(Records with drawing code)
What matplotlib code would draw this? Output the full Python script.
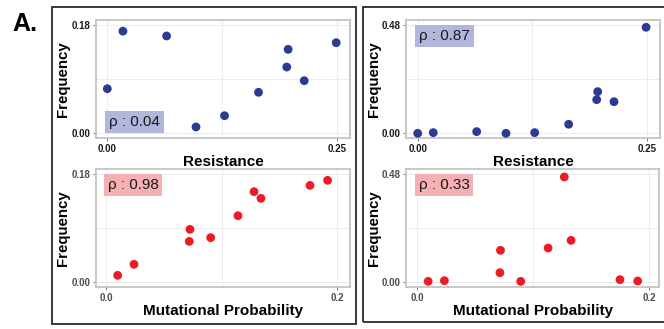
import matplotlib
matplotlib.use('Agg')
import matplotlib.pyplot as plt
from matplotlib.patches import Rectangle

plt.rcParams['font.family'] = ['Liberation Sans', 'DejaVu Sans']

# ---------------- data ----------------
res_x_a = [0.000, 0.017, 0.0645, 0.0965, 0.1275, 0.1645, 0.1967, 0.1952, 0.2142, 0.249]
res_freq_a = [0.0735, 0.169, 0.161, 0.010, 0.0287, 0.0675, 0.1388, 0.1095, 0.0868, 0.1498]

res_x_b = [0.000, 0.017, 0.0644, 0.0964, 0.1277, 0.1648, 0.1965, 0.1954, 0.2143, 0.2493]
res_freq_b = [0.000, 0.003, 0.0074, 0.000, 0.003, 0.040, 0.1846, 0.149, 0.140, 0.4697]

mut_x_a = [0.0101, 0.0242, 0.0720, 0.0726, 0.0905, 0.1141, 0.1280, 0.1340, 0.1764, 0.1916]
mut_freq_a = [0.0106, 0.029, 0.0674, 0.0875, 0.0736, 0.1103, 0.1505, 0.1393, 0.161, 0.1694]

mut_x_b = [0.0094, 0.0234, 0.0718, 0.0713, 0.0893, 0.1129, 0.1269, 0.1327, 0.1749, 0.1902]
mut_freq_b = [0.0015, 0.0045, 0.1397, 0.040, 0.0015, 0.150, 0.4666, 0.184, 0.0089, 0.003]

rho_labels = ["\u03c1 : 0.04", "\u03c1 : 0.87", "\u03c1 : 0.98", "\u03c1 : 0.33"]
x_tick_labels_res = ["0.00", "0.25"]
x_tick_labels_mut = ["0.0", "0.2"]

BLUE = '#2b3a93'
RED = '#ec1c26'
LAV = '#b2b5dc'
PINK = '#f5b0b3'

W, H = 664, 329
fig = plt.figure(figsize=(W / 100, H / 100), dpi=100)


def px_axes(l, t, r, b):
    return fig.add_axes([l / W, 1 - b / H, (r - l) / W, (b - t) / H])


panels = [
    dict(box=(96, 20, 350, 138), x=res_x_a, y=res_freq_a, xlim=(-0.0123, 0.2640), ylim=(-0.0083, 0.1875),
         xt=[0, 0.25], xtl=x_tick_labels_res, yt=[0, 0.18], ytl=["0.00", "0.18"], xl="Resistance",
         c=BLUE, bc=LAV, lab=rho_labels[0], pos='bottom', tc='#1a1a1a'),
    dict(box=(406.5, 20, 660, 138), x=res_x_b, y=res_freq_b, xlim=(-0.0122, 0.2645), ylim=(-0.0208, 0.502),
         xt=[0, 0.25], xtl=x_tick_labels_res, yt=[0, 0.48], ytl=["0.00", "0.48"], xl="Resistance",
         c=BLUE, bc=LAV, lab=rho_labels[1], pos='top', tc='#1a1a1a'),
    dict(box=(96.3, 169, 350, 287.3), x=mut_x_a, y=mut_freq_a, xlim=(-0.0084, 0.211), ylim=(-0.0094, 0.1884),
         xt=[0, 0.2], xtl=x_tick_labels_mut, yt=[0, 0.18], ytl=["0.00", "0.18"], xl="Mutational Probability",
         c=RED, bc=PINK, lab=rho_labels[2], pos='top', tc='#4d4d4d'),
    dict(box=(406.5, 169, 659, 287.3), x=mut_x_b, y=mut_freq_b, xlim=(-0.0093, 0.2086), ylim=(-0.025, 0.502),
         xt=[0, 0.2], xtl=x_tick_labels_mut, yt=[0, 0.48], ytl=["0.00", "0.48"], xl="Mutational Probability",
         c=RED, bc=PINK, lab=rho_labels[3], pos='top', tc='#4d4d4d'),
]

for p in panels:
    ax = px_axes(*p['box'])
    ax.set_xlim(*p['xlim'])
    ax.set_ylim(*p['ylim'])
    ax.set_xticks(p['xt'])
    ax.set_xticklabels(p['xtl'])
    ax.set_yticks(p['yt'])
    ax.set_yticklabels(p['ytl'])
    ax.set_xticks([sum(p['xt']) / 2], minor=True)
    ax.set_yticks([sum(p['yt']) / 2], minor=True)
    ax.grid(True, which='both', color='#ececec', linewidth=0.7)
    ax.set_axisbelow(True)
    for s in ax.spines.values():
        s.set_color('#c4c4c4')
        s.set_linewidth(1.3)
    ax.tick_params(which='major', length=2.5, width=0.7, color='#777777', pad=1.5,
                   labelsize=7, labelcolor=p['tc'])
    ax.tick_params(which='minor', length=0)
    for t in ax.get_xticklabels() + ax.get_yticklabels():
        t.set_fontweight('bold')
    ax.scatter(p['x'], p['y'], s=40, color=p['c'], edgecolors='none', zorder=3, clip_on=False)
    ax.set_xlabel(p['xl'], fontsize=11, fontweight='bold', labelpad=1.0, color='black')
    ax.set_ylabel("Frequency", fontsize=10.8, fontweight='bold', labelpad=1.0, color='black')
    pad = 0.25
    fs = 11
    if p['pos'] == 'bottom':
        ax.annotate(p['lab'], xy=(0, p['yt'][0]), xytext=(pad * fs * 0.4, pad * fs),
                    textcoords='offset points', ha='left', va='bottom', fontsize=fs, color='#1a1a1a',
                    bbox=dict(boxstyle='square,pad=%g' % pad, fc=p['bc'], ec='none'), zorder=4)
    else:
        ax.annotate(p['lab'], xy=(0, p['yt'][1]), xytext=(pad * fs * 0.4, -pad * fs),
                    textcoords='offset points', ha='left', va='top', fontsize=fs, color='#1a1a1a',
                    bbox=dict(boxstyle='square,pad=%g' % pad, fc=p['bc'], ec='none'), zorder=4)

# outer frames
for (l, t, r, b) in [(52, 7, 356, 324), (362.7, 7, 668, 322)]:
    fig.add_artist(Rectangle((l / W, 1 - b / H), (r - l) / W, (b - t) / H, transform=fig.transFigure,
                             fill=False, ec='#2a2a2a', lw=1.3, clip_on=False))

fig.text(12 / W, 1 - 24 / H, "A.", fontsize=18, fontweight='bold', ha='left', va='center')

fig.savefig('out.png', dpi=100)
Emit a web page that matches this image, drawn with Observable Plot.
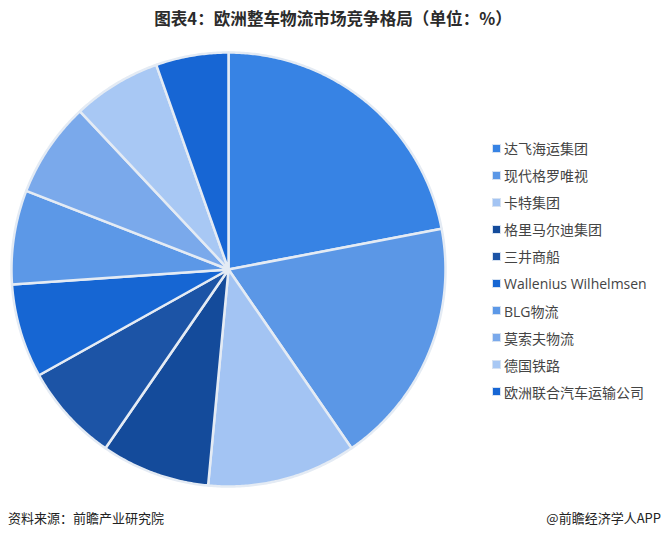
<!DOCTYPE html>
<html>
<head>
<meta charset="utf-8">
<script src="https://cdn.jsdelivr.net/npm/d3@7"></script>
<script src="https://cdn.jsdelivr.net/npm/@observablehq/plot@0.6"></script>
<style>
  html, body { margin: 0; padding: 0; background: #fff; }
  body { width: 666px; height: 537px; position: relative; overflow: hidden;
         font-family: "Open Sans", "Noto Sans CJK SC", sans-serif; }
  #title { position: absolute; left: 0; top: 6px; width: 666px; text-align: center;
           font-family: "Noto Sans CJK SC", sans-serif; font-weight: bold; font-size: 16.6px; color: #2b2b2b; line-height: 24px; }
  #chart { position: absolute; left: 0; top: 40px; }
  #legend { position: absolute; left: 492px; top: 134.5px; }
  .item { height: 27.1px; display: flex; align-items: center; font-size: 14px; color: #444; white-space: nowrap; }
  .sw { width: 7px; height: 7px; margin-right: 3px; border: 1px solid #d6e2f2; }
  #source { position: absolute; left: 8px; top: 508px; font-size: 13px; color: #222; font-family: "Noto Sans CJK SC", sans-serif; }
  #brand { position: absolute; right: 5px; top: 508px; font-size: 13px; color: #222; font-family: "Noto Sans CJK SC", sans-serif; }
</style>
</head>
<body>
<div id="title">图表4：欧洲整车物流市场竞争格局（单位：%）</div>
<div id="chart"></div>
<div id="legend"></div>
<div id="source">资料来源：前瞻产业研究院</div>
<div id="brand">@前瞻经济学人APP</div>
<script>
const companies = ["达飞海运集团", "现代格罗唯视", "卡特集团", "格里马尔迪集团", "三井商船",
  "Wallenius Wilhelmsen", "BLG物流", "莫索夫物流", "德国铁路", "欧洲联合汽车运输公司"];
const shares = [22.0, 18.4, 11.1, 8.1, 7.3, 7.0, 7.0, 7.1, 6.6, 5.4];
const colors = ["#3783e4", "#5b97e6", "#a3c4f3", "#144b9b", "#1c54a6", "#1666d3",
  "#5c98e7", "#7aa9eb", "#a8c8f4", "#1766d4"];

// build wedge outlines from the pie angles (unit circle, y up)
const arcs = d3.pie().sort(null).value(d => d)(shares);
const pts = [];
arcs.forEach((a, i) => {
  const name = companies[i];
  pts.push({name, x: 0, y: 0});
  const n = Math.max(2, Math.ceil((a.endAngle - a.startAngle) / (Math.PI / 360)));
  for (let k = 0; k <= n; k++) {
    const t = a.startAngle + (a.endAngle - a.startAngle) * k / n;
    pts.push({name, x: Math.sin(t), y: Math.cos(t)});
  }
  pts.push({name, x: 0, y: 0});
});

const chart = Plot.plot({
  width: 460, height: 460,
  marginLeft: 11, marginRight: 15, marginTop: 12, marginBottom: 14,
  x: {domain: [-1, 1], axis: null},
  y: {domain: [-1, 1], axis: null},
  color: {domain: companies, range: colors},
  marks: [
    Plot.line(pts, {x: "x", y: "y", z: "name", fill: "name", stroke: "#e4ebf4",
      strokeWidth: 2.5, strokeLinejoin: "round", curve: "linear"})
  ]
});
document.getElementById("chart").appendChild(chart);

const legend = document.getElementById("legend");
companies.forEach((c, i) => {
  const it = document.createElement("div");
  it.className = "item";
  const sw = document.createElement("span");
  sw.className = "sw";
  sw.style.background = colors[i];
  it.appendChild(sw);
  const tx = document.createElement("span");
  tx.textContent = c;
  it.appendChild(tx);
  legend.appendChild(it);
});
</script>
</body>
</html>
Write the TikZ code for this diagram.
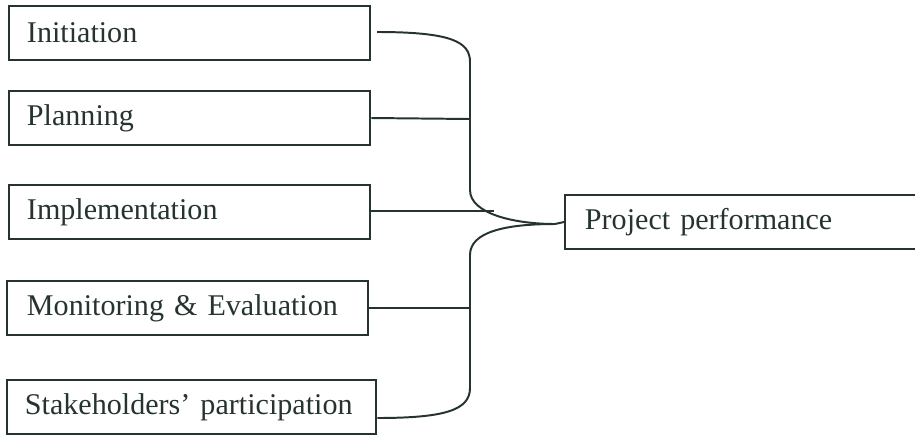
\documentclass[tikz,border=0pt]{standalone}
\usepackage{fontspec}
\setmainfont{Liberation Serif}
\usepackage{xcolor}
\usepackage{tikz}
\usetikzlibrary{positioning, calc}
\definecolor{inkgrey}{RGB}{38, 52, 48}

\begin{document}
\begin{tikzpicture}[x=0.025cm, y=-0.025cm,
    stagebox/.style={draw=inkgrey, line width=1.4pt, rectangle, anchor=west,
        minimum height=1.37cm, minimum width=9.03cm, inner xsep=0.45cm,
        text width=8.13cm, align=left, text=inkgrey,
        font=\fontsize{21.4}{24}\selectfont},
    link/.style={draw=inkgrey, line width=1.4pt}]
    % Page (keep the scan's margins)
    \useasboundingbox (0,0) rectangle (915,436);

    % The Stages
    \node[stagebox] (init) at (8,33) {Initiation};
    \node[stagebox] (plan) at (8,118) {Planning};
    \node[stagebox] (impl) at (8,212) {Implementation};
    \node[stagebox, inner xsep=0.5cm, text width=8.03cm] (mone) at (6,308) {Monitoring \& Evaluation};
    \node[stagebox, minimum width=9.23cm, text width=8.33cm] (stak) at (6,407) {Stakeholders' participation};

    % The Outcome
    \node[stagebox, minimum width=9.5cm, text width=8.5cm, inner xsep=0.5cm] (perf) at (564,222) {Project performance};

    % Bus points
    \coordinate (inTop) at (377,32);
    \coordinate (busA) at (470,62);
    \coordinate (busB) at (470,190);
    \coordinate (busP) at (470,119);
    \coordinate (join) at (555,224);
    \coordinate (busC) at (470,255);
    \coordinate (busD) at (470,388);
    \coordinate (busM) at (470,308);
    \coordinate (busI) at (494,211);

    % Upper branch
    \draw[link] (inTop) .. controls (452,32) and (470,42) .. (busA) -- (busB)
        .. controls (470,214) and (515,224) .. (join) -- (perf.west);
    % Lower branch
    \draw[link] (join) .. controls (505,224) and (470,232) .. (busC) -- (busD)
        .. controls (470,410) and (445,418) .. (stak.east |- 0,418);
    % Feeders
    \draw[link] (plan.east) -- (busP);
    \draw[link] (impl.east |- busI) -- (busI);
    \draw[link] (mone.east) -- (busM);
\end{tikzpicture}
\end{document}
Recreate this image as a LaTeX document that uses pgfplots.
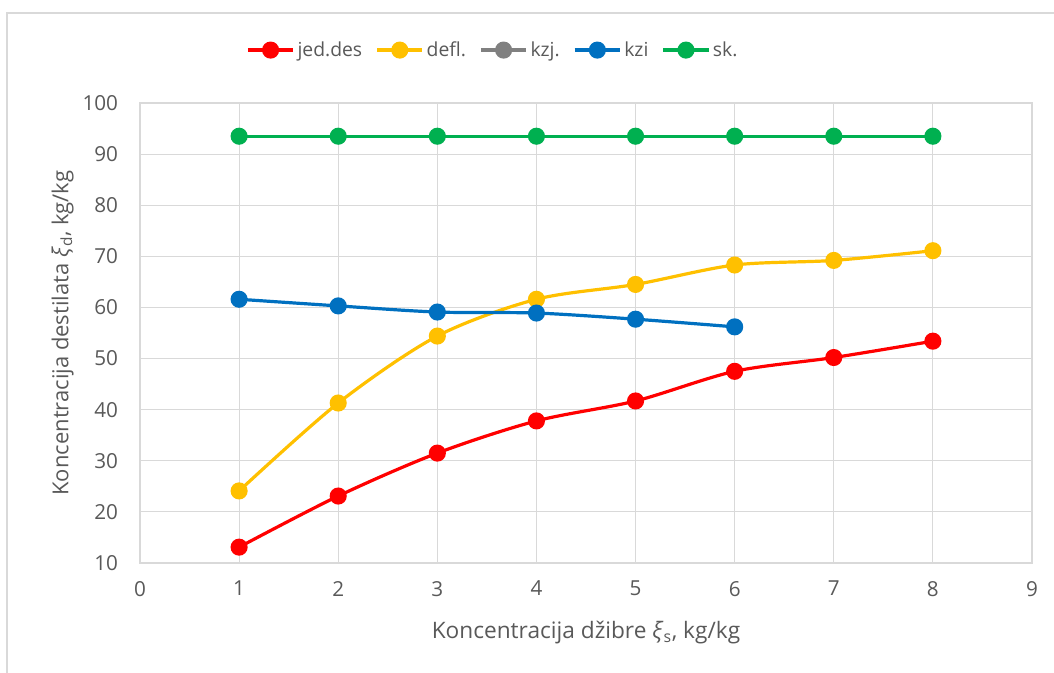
\documentclass[border=0pt]{standalone}
\usepackage{pgfplots}
\pgfplotsset{compat=1.18}
\usepackage{fontspec}
\setmainfont{Open Sans}
\definecolor{txt}{RGB}{89,89,89}
\definecolor{gridc}{RGB}{217,217,217}
\definecolor{cred}{RGB}{255,0,0}
\definecolor{cyel}{RGB}{255,192,0}
\definecolor{cgray}{RGB}{128,128,128}
\definecolor{cblue}{RGB}{0,112,192}
\definecolor{cgreen}{RGB}{0,176,80}
\begin{document}
\begin{tikzpicture}
\path[use as bounding box] (-105pt,-82.5pt) rectangle (685.5pt,422.25pt);
\draw[gridc,line width=1.2pt] (-99.75pt,-82.5pt) -- (-99.75pt,412.5pt) -- (685.5pt,412.5pt);
\begin{axis}[
  at={(0pt,0pt)}, anchor=south west,
  scale only axis, width=669pt, height=345pt,
  xmin=0, xmax=9, ymin=10, ymax=100,
  xtick={0,...,9}, ytick={10,20,...,100},
  grid=major, grid style={gridc, line width=0.9pt},
  axis line style={gridc, line width=0.9pt},
  tick style={draw=none},
  ticklabel style={font=\fontsize{15.5}{18}\selectfont, text=txt},
  /pgf/number format/assume math mode=true,
  xticklabel style={yshift=-10pt},
  yticklabel style={xshift=-13pt},
  xlabel={Koncentracija džibre \textit{ξ}\textsubscript{s}, kg/kg},
  ylabel={Koncentracija destilata \textit{ξ}\textsubscript{d}, kg/kg},
  xlabel style={font=\fontsize{17}{20}\selectfont, text=txt, at={(axis description cs:0.5,0)}, anchor=center, yshift=-52.5pt},
  ylabel style={font=\fontsize{16.5}{20}\selectfont, text=txt, at={(axis description cs:0,0.5)}, anchor=center, yshift=58pt},
  legend columns=5,
  legend style={draw=none, fill=none, at={(0.396,1.115)}, anchor=center,
    font=\fontsize{14.5}{17}\selectfont, text=txt,
    /tikz/every even column/.append style={column sep=8pt}},
  legend image code/.code={\draw[#1, mark=none] plot coordinates {(0pt,0pt) (34pt,0pt)};
     \path[#1] plot coordinates {(17pt,0pt)};},
  every axis plot/.append style={line width=2.4pt, mark=*, mark size=5.2pt, mark options={solid}},
]
\addplot[cred, smooth, mark options={fill=cred, draw=cred}] coordinates {
(1,13.1) (2,23.1) (3,31.5) (4,37.8) (5,41.7) (6,47.5) (7,50.2) (8,53.4)};
\addlegendentry{jed.des}
\addplot[cyel, smooth, mark options={fill=cyel, draw=cyel}] coordinates {
(1,24.1) (2,41.3) (3,54.4) (4,61.6) (5,64.5) (6,68.3) (7,69.2) (8,71.1)};
\addlegendentry{defl.}
\addlegendimage{cgray, line width=2.4pt, mark=*, mark size=5.2pt, mark options={fill=cgray, draw=cgray}}
\addlegendentry{kzj.}
\addplot[cblue, smooth, mark options={fill=cblue, draw=cblue}] coordinates {
(1,61.6) (2,60.3) (3,59.1) (4,58.9) (5,57.7) (6,56.2)};
\addlegendentry{kzi}
\addplot[cgreen, smooth, mark options={fill=cgreen, draw=cgreen}] coordinates {
(1,93.5) (2,93.5) (3,93.5) (4,93.5) (5,93.5) (6,93.5) (7,93.5) (8,93.5)};
\addlegendentry{sk.}
\end{axis}
\end{tikzpicture}
\end{document}
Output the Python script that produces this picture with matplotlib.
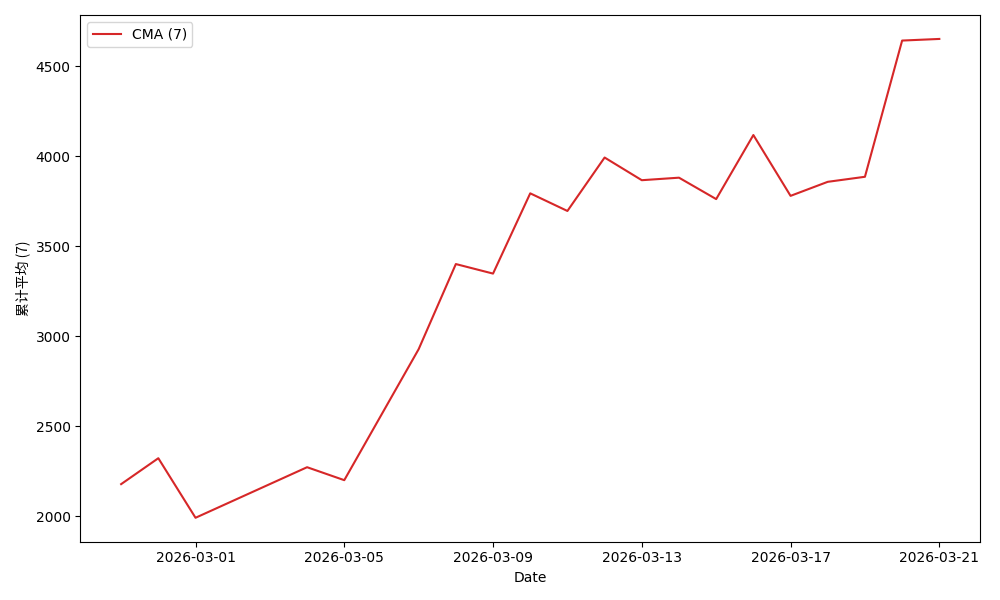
import matplotlib
matplotlib.use("Agg")
import matplotlib.pyplot as plt
import matplotlib.dates as mdates
import pandas as pd

# fechas y valores
fechas = ["2026-02-27", "2026-02-28", "2026-03-01", "2026-03-04", "2026-03-05",
          "2026-03-07", "2026-03-08", "2026-03-09", "2026-03-10", "2026-03-11",
          "2026-03-12", "2026-03-13", "2026-03-14", "2026-03-15", "2026-03-16",
          "2026-03-17", "2026-03-18", "2026-03-19", "2026-03-20", "2026-03-21"]
cma = [2178, 2322, 1991, 2272, 2200,
       2928, 3401, 3348, 3794, 3696,
       3993, 3867, 3881, 3762, 4118,
       3780, 3858, 3886, 4643, 4652]

x = pd.to_datetime(fechas)

fig, ax = plt.subplots(figsize=(10, 6), dpi=100)
ax.plot(x, cma, color="#d62728", label="CMA (7)")

ax.xaxis.set_major_locator(mdates.DayLocator(bymonthday=[1, 5, 9, 13, 17, 21]))
ax.xaxis.set_major_formatter(mdates.DateFormatter("%Y-%m-%d"))

ax.set_xlabel("Date")
ax.set_ylabel("累计平均 (7)", family=["Noto Sans CJK SC", "DejaVu Sans"])
ax.legend(loc="upper left")

plt.tight_layout()
plt.savefig("out.png")
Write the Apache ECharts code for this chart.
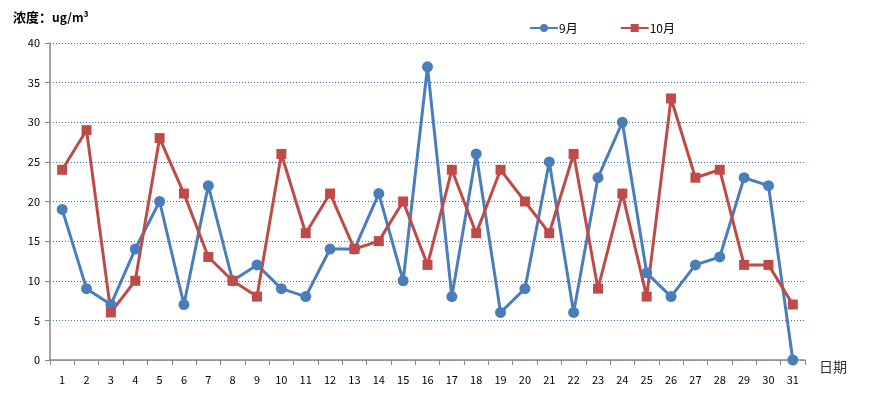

=== PROBLEM STATEMENT ===
Begin at the top of the material above and output each line exactly, stopping after the line that holds "0.184, 0.0089, 0.003]". Leave out pictures.

=== SOLUTION TO THE EXERCISE ===
What matplotlib code would draw this? Output the full Python script.
import matplotlib
matplotlib.use('Agg')
import matplotlib.pyplot as plt
from matplotlib.patches import Rectangle

plt.rcParams['font.family'] = ['Liberation Sans', 'DejaVu Sans']

# ---------------- data ----------------
res_x_a = [0.000, 0.017, 0.0645, 0.0965, 0.1275, 0.1645, 0.1967, 0.1952, 0.2142, 0.249]
res_freq_a = [0.0735, 0.169, 0.161, 0.010, 0.0287, 0.0675, 0.1388, 0.1095, 0.0868, 0.1498]

res_x_b = [0.000, 0.017, 0.0644, 0.0964, 0.1277, 0.1648, 0.1965, 0.1954, 0.2143, 0.2493]
res_freq_b = [0.000, 0.003, 0.0074, 0.000, 0.003, 0.040, 0.1846, 0.149, 0.140, 0.4697]

mut_x_a = [0.0101, 0.0242, 0.0720, 0.0726, 0.0905, 0.1141, 0.1280, 0.1340, 0.1764, 0.1916]
mut_freq_a = [0.0106, 0.029, 0.0674, 0.0875, 0.0736, 0.1103, 0.1505, 0.1393, 0.161, 0.1694]

mut_x_b = [0.0094, 0.0234, 0.0718, 0.0713, 0.0893, 0.1129, 0.1269, 0.1327, 0.1749, 0.1902]
mut_freq_b = [0.0015, 0.0045, 0.1397, 0.040, 0.0015, 0.150, 0.4666, 0.184, 0.0089, 0.003]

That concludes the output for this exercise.